As for what a Trump presidency does mean? It is an administration that will be full of in-fighting. It is an administration that will be divided by mass fractures within and without the Republican base, no matter what Trump decides to do. It is an administration that will start without direction, for winning, apparently, was never a serious thought. It is an administration that will be full of scandals, yes, and an administration that will be unable to renegotiate deals, improve livelihood, or rein in the sort of corporate shenanigans Trump, himself, is known for, yet has promised to stop. It is an administration that might very well go ahead and execute the worst of Trump’s proposals – the wall, a Muslim registry – and thus accelerate its own downfall. Yet it also an administration that will serve as a middle finger to that liberal malaise, political correctness, which had allowed liberals to assume America was different from what it was, as if it were a mere bubble within their bubble, even as the ‘real’ America had always held out a mirror, and no one dared look. And whereas Trump’s biggest supporters will simply ignore his failures, and devise conspiracies around whom to blame, that tiny sliver of the rational electorate is all that’s needed to say No. This is where Democrats can shake off their hypocritical past, start following Obama’s advice, and look to new leadership: something the Republicans are at present unwilling to do.
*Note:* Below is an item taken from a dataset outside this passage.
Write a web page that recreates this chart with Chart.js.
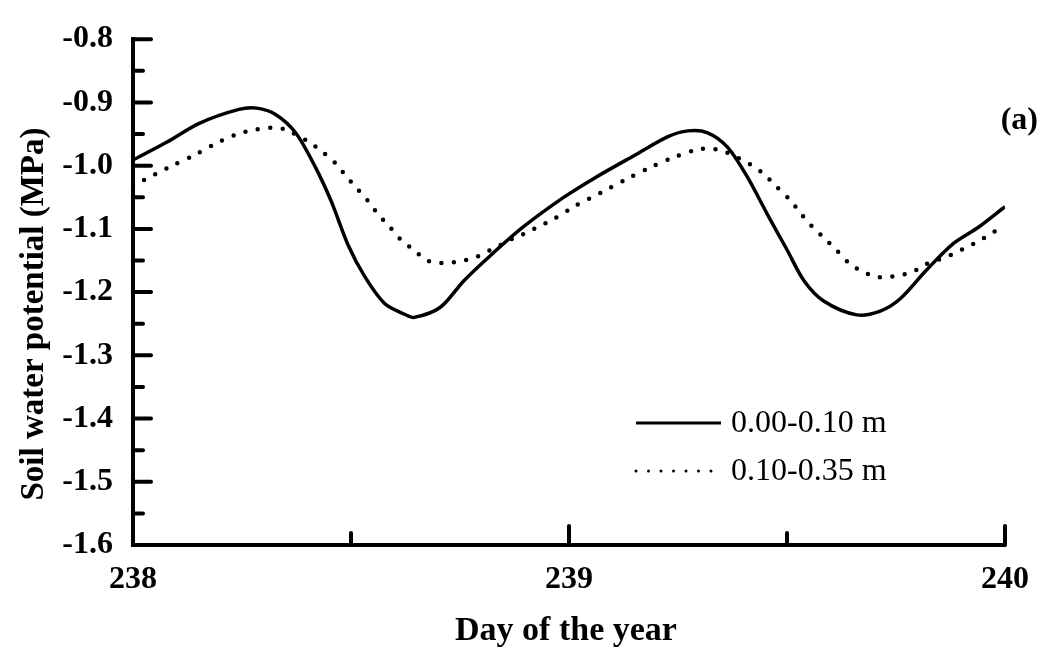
<!DOCTYPE html>
<html>
<head>
<meta charset="utf-8">
<title>Soil water potential</title>
<script src="https://cdn.jsdelivr.net/npm/chart.js@4.4.1/dist/chart.umd.min.js"></script>
<style>
  html, body { margin: 0; padding: 0; background: #fff; }
  #wrap { width: 1045px; height: 659px; }
</style>
</head>
<body>
<div id="wrap"><canvas id="myChart" width="1045" height="659"></canvas></div>
<script>
'use strict';

//========== Data ==========
let seriesLabels = ['0.00-0.10 m', '0.10-0.35 m'];

let shallowDays = [238.000, 238.077, 238.152, 238.243, 238.284, 238.327, 238.373, 238.418, 238.455, 238.493,
  238.532, 238.577, 238.623, 238.645, 238.705, 238.759, 238.820, 238.895, 238.986, 239.060,
  239.152, 239.227, 239.273, 239.318, 239.364, 239.410, 239.455, 239.500, 239.539, 239.584,
  239.660, 239.714, 239.759, 239.820, 239.880, 239.940, 240.000];
let shallowValues = [-0.991, -0.963, -0.933, -0.911, -0.909, -0.919, -0.948, -1.002, -1.057, -1.125,
  -1.176, -1.218, -1.235, -1.240, -1.224, -1.182, -1.142, -1.097, -1.051, -1.019,
  -0.983, -0.954, -0.945, -0.948, -0.971, -1.019, -1.077, -1.133, -1.182, -1.214,
  -1.236, -1.230, -1.211, -1.165, -1.124, -1.097, -1.065];

let deepDays = [238.000, 238.084, 238.145, 238.198, 238.259, 238.318, 238.350, 238.402, 238.432, 238.464,
  238.489, 238.511, 238.539, 238.561, 238.588, 238.614, 238.645, 238.675, 238.702, 238.732,
  238.759, 238.789, 238.818, 238.845, 238.875, 238.906, 238.936, 238.959, 239.016, 239.073,
  239.130, 239.186, 239.243, 239.300, 239.334, 239.361, 239.418, 239.448, 239.477, 239.509,
  239.532, 239.557, 239.589, 239.614, 239.645, 239.675, 239.705, 239.732, 239.761, 239.789,
  239.818, 239.850, 239.880, 239.909, 239.941, 239.966, 240.000];
let deepValues = [-1.032, -1.002, -0.982, -0.962, -0.946, -0.940, -0.943, -0.962, -0.977, -0.996,
  -1.017, -1.034, -1.056, -1.076, -1.096, -1.117, -1.134, -1.150, -1.154, -1.153,
  -1.150, -1.144, -1.134, -1.125, -1.114, -1.105, -1.094, -1.087, -1.063, -1.043,
  -1.022, -1.003, -0.986, -0.974, -0.974, -0.979, -0.999, -1.014, -1.034, -1.056,
  -1.076, -1.096, -1.117, -1.134, -1.156, -1.168, -1.176, -1.176, -1.173, -1.168,
  -1.156, -1.148, -1.140, -1.130, -1.119, -1.108, -1.096];

let xTickValues = [238, 239, 240];
let yTickValues = [-1.6, -1.5, -1.4, -1.3, -1.2, -1.1, -1.0, -0.9, -0.8];

//========== Helpers ==========
const SERIF = "'Liberation Serif', 'Times New Roman', serif";

function toPoints(xs, ys) {
  let pts = [];
  for (let i = 0; i < xs.length; i++) {
    pts.push({ x: xs[i], y: ys[i] });
  }
  return pts;
}

// inward tick marks, panel letter, axis titles and the legend box
const decorPlugin = {
  id: 'decor',
  afterDraw(chart) {
    let ctx = chart.ctx;
    let xs = chart.scales.x;
    let ys = chart.scales.y;
    let area = chart.chartArea;

    ctx.save();
    ctx.strokeStyle = '#000';
    ctx.lineWidth = 4;
    ctx.lineCap = 'round';

    // y ticks: major every 0.1, minor every 0.05
    for (let i = 1; i <= 16; i++) {
      let v = -1.6 + i * 0.05;
      let py = ys.getPixelForValue(v);
      let len = (i % 2 === 0) ? 18 : 10;
      ctx.beginPath();
      ctx.moveTo(area.left, py);
      ctx.lineTo(area.left + len, py);
      ctx.stroke();
    }

    // x ticks pointing up
    let xMarks = [238.5, 239, 239.5, 240];
    for (let i = 0; i < xMarks.length; i++) {
      let px = xs.getPixelForValue(xMarks[i]);
      let len = Number.isInteger(xMarks[i]) ? 19 : 12;
      ctx.beginPath();
      ctx.moveTo(px, area.bottom);
      ctx.lineTo(px, area.bottom - len);
      ctx.stroke();
    }

    ctx.fillStyle = '#000';

    // axis titles
    ctx.font = 'bold 34px ' + SERIF;
    ctx.textAlign = 'center';
    ctx.textBaseline = 'alphabetic';
    ctx.fillText('Day of the year', (area.left + area.right) / 2 - 3, 640);

    ctx.font = 'bold 33px ' + SERIF;
    ctx.save();
    ctx.translate(43, 314);
    ctx.rotate(-Math.PI / 2);
    ctx.fillText('Soil water potential (MPa)', 0, 0);
    ctx.restore();

    // panel letter
    ctx.font = 'bold 32px ' + SERIF;
    ctx.textAlign = 'right';
    ctx.textBaseline = 'middle';
    ctx.fillText('(a)', 1038, 121);

    // legend
    ctx.font = '32px ' + SERIF;
    ctx.textAlign = 'left';
    let rows = [423, 471];
    chart.data.datasets.forEach(function (ds, i) {
      let dotted = ds.borderDash.length > 0;
      ctx.save();
      ctx.lineWidth = 3;
      ctx.lineCap = dotted ? 'round' : 'butt';
      ctx.setLineDash(dotted ? [0, 12.5] : []);
      ctx.beginPath();
      ctx.moveTo(636, rows[i]);
      ctx.lineTo(dotted ? 712 : 721, rows[i]);
      ctx.stroke();
      ctx.restore();
      ctx.fillText(ds.label, 731, rows[i] + 1);
    });

    ctx.restore();
  }
};

//========== Chart ==========
let ctx = document.getElementById('myChart').getContext('2d');

let myChart = new Chart(ctx, {
  type: 'line',
  data: {
    datasets: [
      {
        label: seriesLabels[0],
        data: toPoints(shallowDays, shallowValues),
        borderColor: '#000',
        borderWidth: 3.5,
        borderDash: [],
        pointRadius: 0,
        tension: 0.3,
        fill: false
      },
      {
        label: seriesLabels[1],
        data: toPoints(deepDays, deepValues),
        borderColor: '#000',
        borderWidth: 4.5,
        borderDash: [0, 12.5],
        borderCapStyle: 'round',
        pointRadius: 0,
        tension: 0.3,
        fill: false
      }
    ]
  },
  options: {
    responsive: false,
    animation: false,
    layout: { padding: { left: 0, right: 32, top: 26, bottom: 0 } },
    plugins: {
      legend: { display: false },
      tooltip: { enabled: false }
    },
    scales: {
      x: {
        type: 'linear',
        min: 238,
        max: 240,
        afterBuildTicks: function (scale) {
          scale.ticks = xTickValues.map(function (v) { return { value: v }; });
        },
        afterFit: function (scale) { scale.height = 114; },
        grid: { display: true, drawOnChartArea: false, drawTicks: false },
        border: { display: true, color: '#000', width: 4 },
        ticks: {
          color: '#000',
          padding: 16,
          maxRotation: 0,
          autoSkip: false,
          font: { family: SERIF, size: 32, weight: 'bold' },
          callback: function (v) { return String(v); }
        }
      },
      y: {
        type: 'linear',
        min: -1.6,
        max: -0.8,
        afterBuildTicks: function (scale) {
          scale.ticks = yTickValues.map(function (v) { return { value: v }; });
        },
        afterFit: function (scale) { scale.width = 133; },
        grid: { display: true, drawOnChartArea: false, drawTicks: false },
        border: { display: true, color: '#000', width: 4 },
        ticks: {
          color: '#000',
          padding: 20,
          autoSkip: false,
          font: { family: SERIF, size: 32, weight: 'bold' },
          callback: function (v) { return Number(v).toFixed(1); }
        }
      }
    }
  },
  plugins: [decorPlugin]
});
</script>
</body>
</html>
Judging by all we’ve seen, it is likely that Donald Trump ran a presidential campaign mostly to get attention. Now that it’s all gotten a bit out of hand, Trump is utterly clueless as to how to proceed. Yet of all the ill that might come from a Trump presidency, there is still another possibility that’s been overlooked. How long has America bullied others on the strength of its reputation, installing tin-pot dictators wherever they might be tolerated, allowing its own corporatism to run amok, wrecking the environment, ignoring the international consensus on this or that issue, intervening when it is least needed, hypocritically tending to its own affairs when it is? These contradictions have, unfortunately, made America full on its own bullshit. But about a month ago, America spoke, and it’s chosen a clown amidst the circus-freaks and liars it could have otherwise had. How fitting, in a way. How humbling. For there’s something in that, too.
[A version of this article first appeared on the BlogCritics website.]